- _WHAT YOU HAVE TO DO_: Would you return the run of lines that starts at the one with "Emit a Python" and ends at the one with "326, 338, 341]", ends included, exactly as written and without the images?

- _EXERCISE MATERIAL_:
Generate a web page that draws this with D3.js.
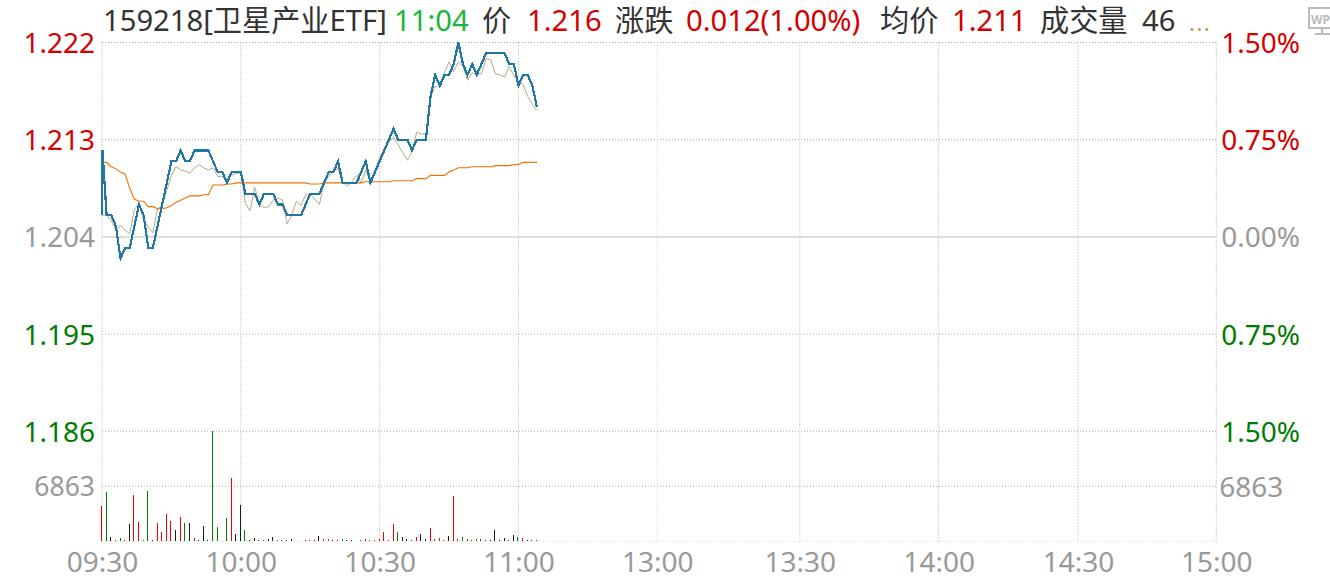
<!DOCTYPE html>
<html><head><meta charset="utf-8">
<script src="https://cdn.jsdelivr.net/npm/d3@7/dist/d3.min.js"></script>
<style>
html,body{margin:0;padding:0;background:#fff;overflow:hidden}
svg{display:block}
text{font-family:"Noto Sans","Noto Sans CJK SC",sans-serif}
</style></head><body>
<svg id="c" width="1330" height="582"></svg>
<script>
const preClose = 1.204;
const openPrice = 1.206;
const priceTicks = [1.222, 1.213, 1.204, 1.195, 1.186];
const pctLabels = ["1.50%", "0.75%", "0.00%", "0.75%", "1.50%"];
const volumeTick = 6863;
const volumeMax = 13726;
const timeLabels = ["09:30","10:00","10:30","11:00","13:00","13:30","14:00","14:30","15:00"];
const timeSlots = [0, 30, 60, 90, 120, 150.8, 180.8, 210.9, 240.8];
const price = [
1.212,1.206,1.206,1.205,1.202,1.203,1.203,1.205,1.207,1.206,
1.203,1.203,1.205,1.207,1.209,1.211,1.211,1.212,1.211,1.211,
1.212,1.212,1.212,1.212,1.211,1.210,1.210,1.209,1.210,1.210,
1.210,1.208,1.208,1.208,1.207,1.208,1.208,1.208,1.207,1.207,
1.206,1.206,1.206,1.206,1.207,1.208,1.208,1.208,1.209,1.210,
1.210,1.211,1.209,1.209,1.209,1.209,1.210,1.211,1.209,1.210,
1.211,1.212,1.213,1.214,1.213,1.213,1.213,1.212,1.213,1.213,
1.213,1.217,1.219,1.218,1.219,1.219,1.220,1.222,1.220,1.219,
1.220,1.219,1.220,1.221,1.221,1.221,1.221,1.221,1.220,1.220,
1.218,1.219,1.219,1.218,1.216];
const tracker = [
1.2060,1.2060,1.2055,1.2046,1.2051,1.2046,1.2043,1.2065,1.2072,1.2055,
1.2049,1.2044,1.2066,1.2069,1.2083,1.2097,1.2105,1.2102,1.2101,1.2099,
1.2104,1.2107,1.2104,1.2102,1.2104,1.2096,1.2096,1.2094,1.2097,1.2099,
1.2099,1.2071,1.2064,1.2086,1.2071,1.2067,1.2068,1.2074,1.2076,1.2074,
1.2052,1.2060,1.2073,1.2069,1.2079,1.2079,1.2075,1.2070,1.2091,1.2096,
1.2101,1.2103,1.2091,1.2087,1.2091,1.2097,1.2090,1.2102,1.2091,1.2102,
1.2113,1.2122,1.2128,1.2132,1.2125,1.2118,1.2111,1.2119,1.2137,1.2135,
1.2136,1.2170,1.2179,1.2180,1.2192,1.2202,1.2193,1.2202,1.2198,1.2185,
1.2192,1.2191,1.2191,1.2205,1.2204,1.2191,1.2190,1.2188,1.2198,1.2189,
1.2184,1.2181,1.2170,1.2163,1.2157];
const average = [
1.2109,1.2109,1.2105,1.2103,1.2100,1.2098,1.2085,1.2075,1.2073,1.2073,
1.2068,1.2068,1.2066,1.2066,1.2067,1.2069,1.2072,1.2074,1.2076,1.2078,
1.2078,1.2078,1.2079,1.2079,1.2088,1.2088,1.2088,1.2089,1.2089,1.2090,
1.2090,1.2090,1.2090,1.2090,1.2090,1.2090,1.2090,1.2090,1.2090,1.2090,
1.2090,1.2090,1.2090,1.2090,1.2090,1.2089,1.2089,1.2089,1.2090,1.2090,
1.2090,1.2090,1.2090,1.2090,1.2090,1.2090,1.2090,1.2091,1.2091,1.2091,
1.2091,1.2091,1.2091,1.2092,1.2092,1.2092,1.2092,1.2092,1.2094,1.2094,
1.2094,1.2097,1.2097,1.2097,1.2097,1.2100,1.2102,1.2104,1.2104,1.2104,
1.2105,1.2105,1.2105,1.2105,1.2105,1.2106,1.2106,1.2106,1.2106,1.2107,
1.2107,1.2109,1.2109,1.2109,1.2109];
const volume = [
4380,6130,500,125,375,125,2127,5755,2377,125,
6255,125,2252,1126,3378,2502,1376,3002,2252,2252,
375,125,1877,125,13726,1751,40,2877,7881,876,
4545,1376,125,375,125,125,250,500,125,125,
125,250,40,40,125,125,125,625,250,250,
125,125,250,125,125,40,125,250,125,125,
250,1126,125,2127,1126,500,250,125,500,876,
250,1626,250,375,125,625,5630,250,500,250,
125,250,250,125,125,1376,125,375,125,750,
500,375,125,125,125];
const barDir = [
1,-1,0,-1,-1,1,0,1,1,-1,
-1,0,1,1,1,1,0,1,-1,0,
1,0,0,0,-1,-1,0,-1,1,0,
0,-1,0,0,-1,1,0,0,-1,0,
-1,0,0,0,1,1,0,0,1,1,
0,1,-1,0,0,0,1,1,-1,1,
1,1,1,1,-1,0,0,-1,1,0,
0,1,1,-1,1,0,1,1,-1,-1,
1,-1,1,1,0,0,0,0,-1,0,
-1,1,0,-1,-1];
const header = [
  ["159218[卫星产业ETF]", 103, "#333"],
  ["11:04", 394, "#1cb53c"],
  ["价", 482, "#333"],
  ["1.216", 527, "#d40000"],
  ["涨跌", 615, "#333"],
  ["0.012(1.00%)", 686, "#d40000"],
  ["均价", 880, "#333"],
  ["1.211", 952, "#d40000"],
  ["成交量", 1040, "#333"],
  ["46", 1142, "#333"]
];

const RED = "#d40000", GREEN = "#007c00", GRAY = "#999";
const svg = d3.select("#c");
const L = 102, R = 1216.3;
const x = d3.scaleLinear().domain([0, 240.8]).range([L, R]);
const yP = d3.scaleLinear().domain([1.186, 1.222]).range([431.3, 42.5]);
const yV = d3.scaleLinear().domain([0, volumeMax]).range([541.3, 431.3]);
const priceColor = v => v > preClose ? RED : v < preClose ? GREEN : GRAY;
const FS = 28;

const grid = svg.append("g");
const dots = "1 2";
priceTicks.forEach(v => {
  if (v === preClose) return;
  grid.append("line").attr("x1", L).attr("x2", R).attr("y1", yP(v)).attr("y2", yP(v))
    .attr("stroke", "#aaa").attr("stroke-dasharray", dots);
});
grid.append("line").attr("x1", L).attr("x2", R).attr("y1", yV(volumeTick)).attr("y2", yV(volumeTick))
  .attr("stroke", "#aaa").attr("stroke-dasharray", dots);
grid.append("line").attr("x1", L).attr("x2", R).attr("y1", yV(0)).attr("y2", yV(0))
  .attr("stroke", "#ddd").attr("stroke-dasharray", dots);
timeSlots.forEach((s, i) => {
  grid.append("line").attr("x1", x(s)).attr("x2", x(s)).attr("y1", yP(1.222)).attr("y2", yV(0))
    .attr("stroke", i === 4 ? "#ddd" : "#aaa").attr("stroke-width", i === 4 ? 1.5 : 1)
    .attr("stroke-dasharray", dots);
});
grid.append("line").attr("x1", L).attr("x2", R).attr("y1", yP(preClose)).attr("y2", yP(preClose))
  .attr("stroke", "#dcdcdc").attr("stroke-width", 2);

const gl = svg.append("g").attr("transform", `translate(${L},0)`)
  .call(d3.axisLeft(yP).tickValues(priceTicks).tickSize(0).tickPadding(7).tickFormat(d3.format(".3f")));
gl.selectAll("text").attr("font-size", FS).attr("dy", "0.36em").attr("fill", d => priceColor(d));
const gr = svg.append("g").attr("transform", `translate(${R},0)`)
  .call(d3.axisRight(yP).tickValues(priceTicks).tickSize(0).tickPadding(5).tickFormat((d, i) => pctLabels[i]));
gr.selectAll("text").attr("font-size", FS).attr("dy", "0.36em").attr("fill", d => priceColor(d));
const gvl = svg.append("g").attr("transform", `translate(${L},0)`)
  .call(d3.axisLeft(yV).tickValues([volumeTick]).tickSize(0).tickPadding(7).tickFormat(d3.format("d")));
gvl.selectAll("text").attr("font-size", 26.5).attr("dy", "0.36em").attr("fill", GRAY);
const gvr = svg.append("g").attr("transform", `translate(${R},0)`)
  .call(d3.axisRight(yV).tickValues([volumeTick]).tickSize(0).tickPadding(3).tickFormat(d3.format("d")));
gvr.selectAll("text").attr("font-size", FS).attr("dy", "0.36em").attr("fill", GRAY);
const gx = svg.append("g").attr("transform", `translate(0,${yV(0)})`)
  .call(d3.axisBottom(x).tickValues(timeSlots).tickSize(0).tickPadding(10.8).tickFormat((d, i) => timeLabels[i]));
gx.selectAll("text").attr("font-size", FS).attr("fill", GRAY);
svg.selectAll(".domain").remove();

const dirColor = d => d > 0 ? "#f00000" : d < 0 ? "#008000" : "#1a1a1a";
svg.append("g").attr("shape-rendering", "crispEdges").selectAll("rect").data(volume).join("rect")
  .attr("x", (d, i) => Math.floor(x(i) - 0.5)).attr("width", 1)
  .attr("y", d => yV(d)).attr("height", d => yV(0) - yV(d))
  .attr("fill", (d, i) => dirColor(barDir[i]));

const lineOf = d3.line().x((d, i) => x(i)).y(d => yP(d));
svg.append("path").attr("d", lineOf(tracker)).attr("fill", "none").attr("stroke", "#b8a888").attr("stroke-width", 1);
svg.append("path").attr("d", lineOf(average)).attr("fill", "none").attr("stroke", "#f07000").attr("stroke-width", 1.1);
const priceLine = d3.line().x(d => x(d[0])).y(d => yP(d[1]));
svg.append("path")
  .attr("d", priceLine([[0, openPrice], [0.1, price[0]]].concat(price.slice(1).map((v, i) => [i + 1, v]))))
  .attr("fill", "none").attr("stroke", "#1f78a4").attr("stroke-width", 2.2).attr("shape-rendering", "crispEdges");

const h = svg.append("g");
h.selectAll("text").data(header).join("text")
  .attr("x", d => d[1]).attr("y", 31).attr("font-size", 29.2).attr("fill", d => d[2]).text(d => d[0]);
h.append("text").attr("x", 1189).attr("y", 31).attr("font-size", 22).attr("letter-spacing", 1.5)
  .attr("fill", "#b8a070").text("...");

const ic = svg.append("g");
ic.append("rect").attr("x", 1309).attr("y", 8).attr("width", 30).attr("height", 20)
  .attr("fill", "none").attr("stroke", "#bbb").attr("stroke-width", 2);
ic.append("text").attr("x", 1311).attr("y", 24).attr("font-size", 12).attr("font-weight", 700)
  .attr("fill", "#bbb").text("WP");
ic.append("line").attr("x1", 1322).attr("x2", 1322).attr("y1", 28).attr("y2", 33).attr("stroke", "#bbb").attr("stroke-width", 2);
ic.append("line").attr("x1", 1315).attr("x2", 1330).attr("y1", 34).attr("y2", 34).attr("stroke", "#bbb").attr("stroke-width", 2);
</script>
</body></html>
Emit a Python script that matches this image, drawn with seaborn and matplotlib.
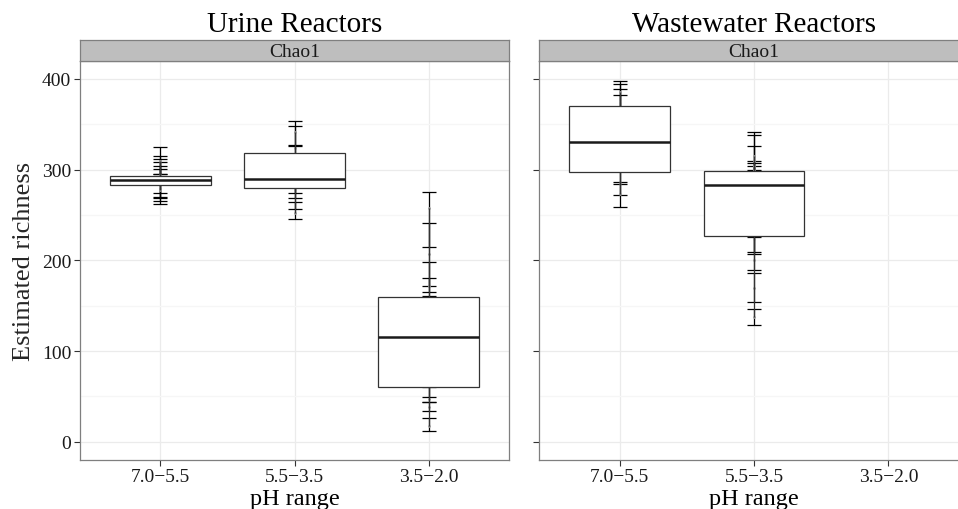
import seaborn as sns
import matplotlib.pyplot as plt
import pandas as pd
import numpy as np

# pH categories (x axis)
ph_ranges = ["7.0−5.5", "5.5−3.5", "3.5−2.0"]
reactors = ["Urine Reactors", "Wastewater Reactors"]

# Chao1 estimates with lower / upper confidence limits, per reactor and pH range
urine_70_est = [278, 281, 283, 287, 289, 293, 294, 309]
urine_70_lo = [262, 265, 269, 270, 274, 284, 285, 295]
urine_70_hi = [290, 295, 301, 304, 308, 312, 315, 325]

urine_55_est = [252, 277, 280, 286, 294, 316, 324, 341]
urine_55_lo = [246, 257, 269, 274, 283, 300, 305, 327]
urine_55_hi = [264, 296, 291, 298, 310, 326, 348, 354]

urine_35_est = [18, 38, 47, 65, 80, 105, 127, 145, 155, 172, 207, 258]
urine_35_lo = [12, 34, 44, 49, 65, 90, 100, 130, 140, 165, 172, 215]
urine_35_hi = [26, 44, 60, 85, 100, 130, 150, 161, 181, 198, 241, 275]

waste_70_est = [273, 285, 301, 320, 340, 368, 376, 386]
waste_70_lo = [259, 272, 284, 300, 320, 352, 360, 369]
waste_70_hi = [286, 300, 320, 350, 382, 394, 389, 398]

waste_55_est = [138, 170, 200, 223, 239, 262, 278, 288, 292, 296, 300, 304, 310, 315]
waste_55_lo = [129, 154, 189, 207, 209, 240, 250, 260, 265, 270, 280, 285, 295, 300]
waste_55_hi = [146, 186, 226, 245, 270, 285, 296, 298, 304, 307, 310, 326, 338, 341]

groups = [
    ("Urine Reactors", ph_ranges[0], urine_70_est, urine_70_lo, urine_70_hi),
    ("Urine Reactors", ph_ranges[1], urine_55_est, urine_55_lo, urine_55_hi),
    ("Urine Reactors", ph_ranges[2], urine_35_est, urine_35_lo, urine_35_hi),
    ("Wastewater Reactors", ph_ranges[0], waste_70_est, waste_70_lo, waste_70_hi),
    ("Wastewater Reactors", ph_ranges[1], waste_55_est, waste_55_lo, waste_55_hi),
]
rows = []
for reactor, ph, est, lo, hi in groups:
    for e, l, h in zip(est, lo, hi):
        rows.append({"reactor": reactor, "ph": ph, "est": e, "lo": l, "hi": h})
df = pd.DataFrame(rows)

sns.set_theme(style="white")
plt.rcParams["font.family"] = ["Liberation Serif", "DejaVu Serif"]

W, H = 958, 510
fig = plt.figure(figsize=(W / 100, H / 100), dpi=100)

panel_left = [79.5, 539]
panel_w = 430
panel_top, panel_bot = 61.7, 461
strip_top = 41.3

for i, reactor in enumerate(reactors):
    x0 = panel_left[i]
    ax = fig.add_axes([x0 / W, (H - panel_bot) / H, panel_w / W, (panel_bot - panel_top) / H])
    sub = df[df["reactor"] == reactor]
    codes = sub["ph"].map({p: k for k, p in enumerate(ph_ranges)})

    ax.errorbar(codes, sub["est"], yerr=[sub["est"] - sub["lo"], sub["hi"] - sub["est"]],
                fmt="none", ecolor="black", elinewidth=0.9, capsize=5, capthick=0.9, zorder=1.5)
    sns.stripplot(data=sub, x="ph", y="est", order=ph_ranges, ax=ax, color="#9a9a9a",
                  size=2, jitter=False, zorder=1.6)
    sns.boxplot(data=sub, x="ph", y="est", order=ph_ranges, ax=ax, width=0.75,
                color="white", linecolor="#333333", linewidth=0.9, showfliers=False,
                showcaps=False, medianprops={"linewidth": 1.8, "color": "#1a1a1a"}, whis=1.5)

    ax.set_xlim(-0.6, 2.6)
    ax.set_ylim(-20, 420)
    ax.set_yticks([0, 100, 200, 300, 400])
    ax.set_yticks([50, 150, 250, 350], minor=True)
    ax.set_axisbelow(True)
    ax.grid(True, which="major", color="#EBEBEB", linewidth=0.9)
    ax.grid(True, which="minor", axis="y", color="#F6F6F6", linewidth=0.9)
    ax.tick_params(which="major", length=4, width=0.8, color="#333333", pad=2,
                   labelsize=14, labelcolor="#1a1a1a", bottom=True, left=True)
    ax.tick_params(which="minor", length=0)
    for s in ax.spines.values():
        s.set_color("#7F7F7F")
        s.set_linewidth(0.9)
    ax.set_ylabel("")
    ax.set_xlabel("")
    if i == 1:
        ax.set_yticklabels([])

    # facet strip
    sax = fig.add_axes([x0 / W, (H - panel_top) / H, panel_w / W, (panel_top - strip_top) / H])
    sax.set_facecolor("#BEBEBE")
    sax.set_xticks([])
    sax.set_yticks([])
    for s in sax.spines.values():
        s.set_color("#7F7F7F")
        s.set_linewidth(0.9)
    sax.text(0.5, 0.45, "Chao1", ha="center", va="center", fontsize=14,
             color="#1a1a1a", transform=sax.transAxes)

    cx = (x0 + panel_w / 2) / W
    fig.text(cx, 1 - 32 / H, reactor, ha="center", va="baseline", fontsize=21, color="black")
    fig.text(cx, 1 - 505 / H, "pH range", ha="center", va="baseline", fontsize=17.5, color="black")

fig.text(24 / W, 1 - 261 / H, "Estimated richness", rotation=90, ha="center",
         va="center", fontsize=19)

fig.savefig("out.png", dpi=100)
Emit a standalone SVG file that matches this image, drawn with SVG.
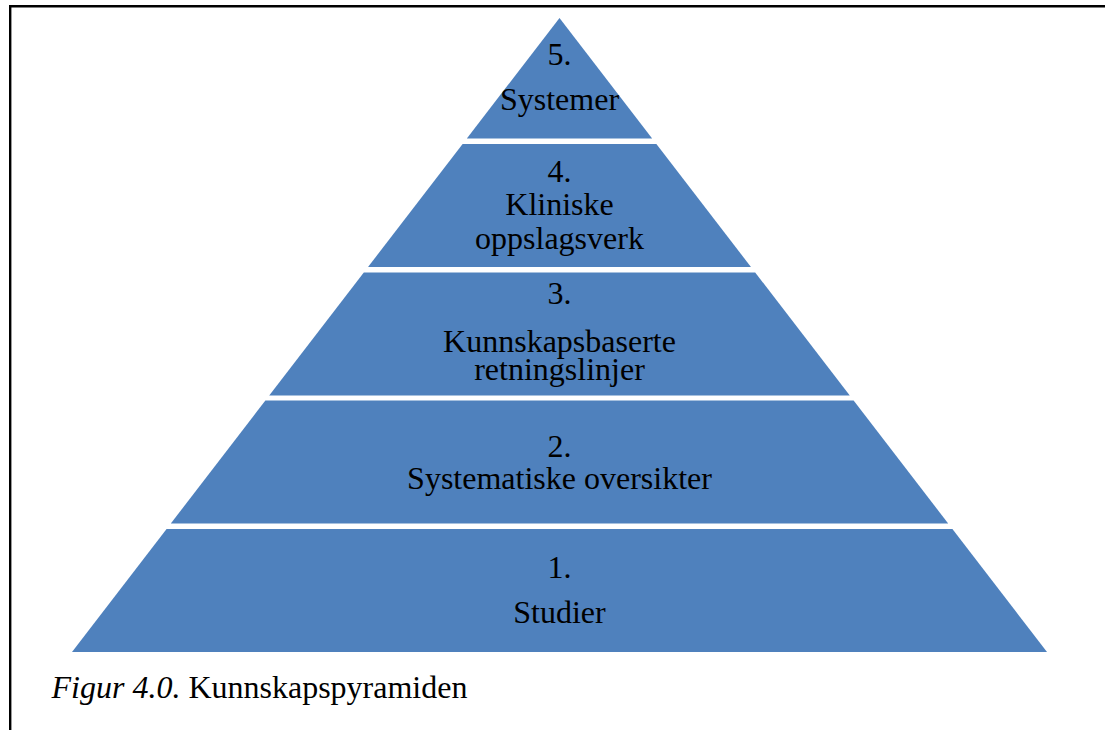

- _THE REPLY_:
Emit a Python script that matches this image, drawn with seaborn and matplotlib.
import seaborn as sns
import matplotlib.pyplot as plt
import pandas as pd
import numpy as np

# pH categories (x axis)
ph_ranges = ["7.0−5.5", "5.5−3.5", "3.5−2.0"]
reactors = ["Urine Reactors", "Wastewater Reactors"]

# Chao1 estimates with lower / upper confidence limits, per reactor and pH range
urine_70_est = [278, 281, 283, 287, 289, 293, 294, 309]
urine_70_lo = [262, 265, 269, 270, 274, 284, 285, 295]
urine_70_hi = [290, 295, 301, 304, 308, 312, 315, 325]

urine_55_est = [252, 277, 280, 286, 294, 316, 324, 341]
urine_55_lo = [246, 257, 269, 274, 283, 300, 305, 327]
urine_55_hi = [264, 296, 291, 298, 310, 326, 348, 354]

urine_35_est = [18, 38, 47, 65, 80, 105, 127, 145, 155, 172, 207, 258]
urine_35_lo = [12, 34, 44, 49, 65, 90, 100, 130, 140, 165, 172, 215]
urine_35_hi = [26, 44, 60, 85, 100, 130, 150, 161, 181, 198, 241, 275]

waste_70_est = [273, 285, 301, 320, 340, 368, 376, 386]
waste_70_lo = [259, 272, 284, 300, 320, 352, 360, 369]
waste_70_hi = [286, 300, 320, 350, 382, 394, 389, 398]

waste_55_est = [138, 170, 200, 223, 239, 262, 278, 288, 292, 296, 300, 304, 310, 315]
waste_55_lo = [129, 154, 189, 207, 209, 240, 250, 260, 265, 270, 280, 285, 295, 300]
waste_55_hi = [146, 186, 226, 245, 270, 285, 296, 298, 304, 307, 310, 326, 338, 341]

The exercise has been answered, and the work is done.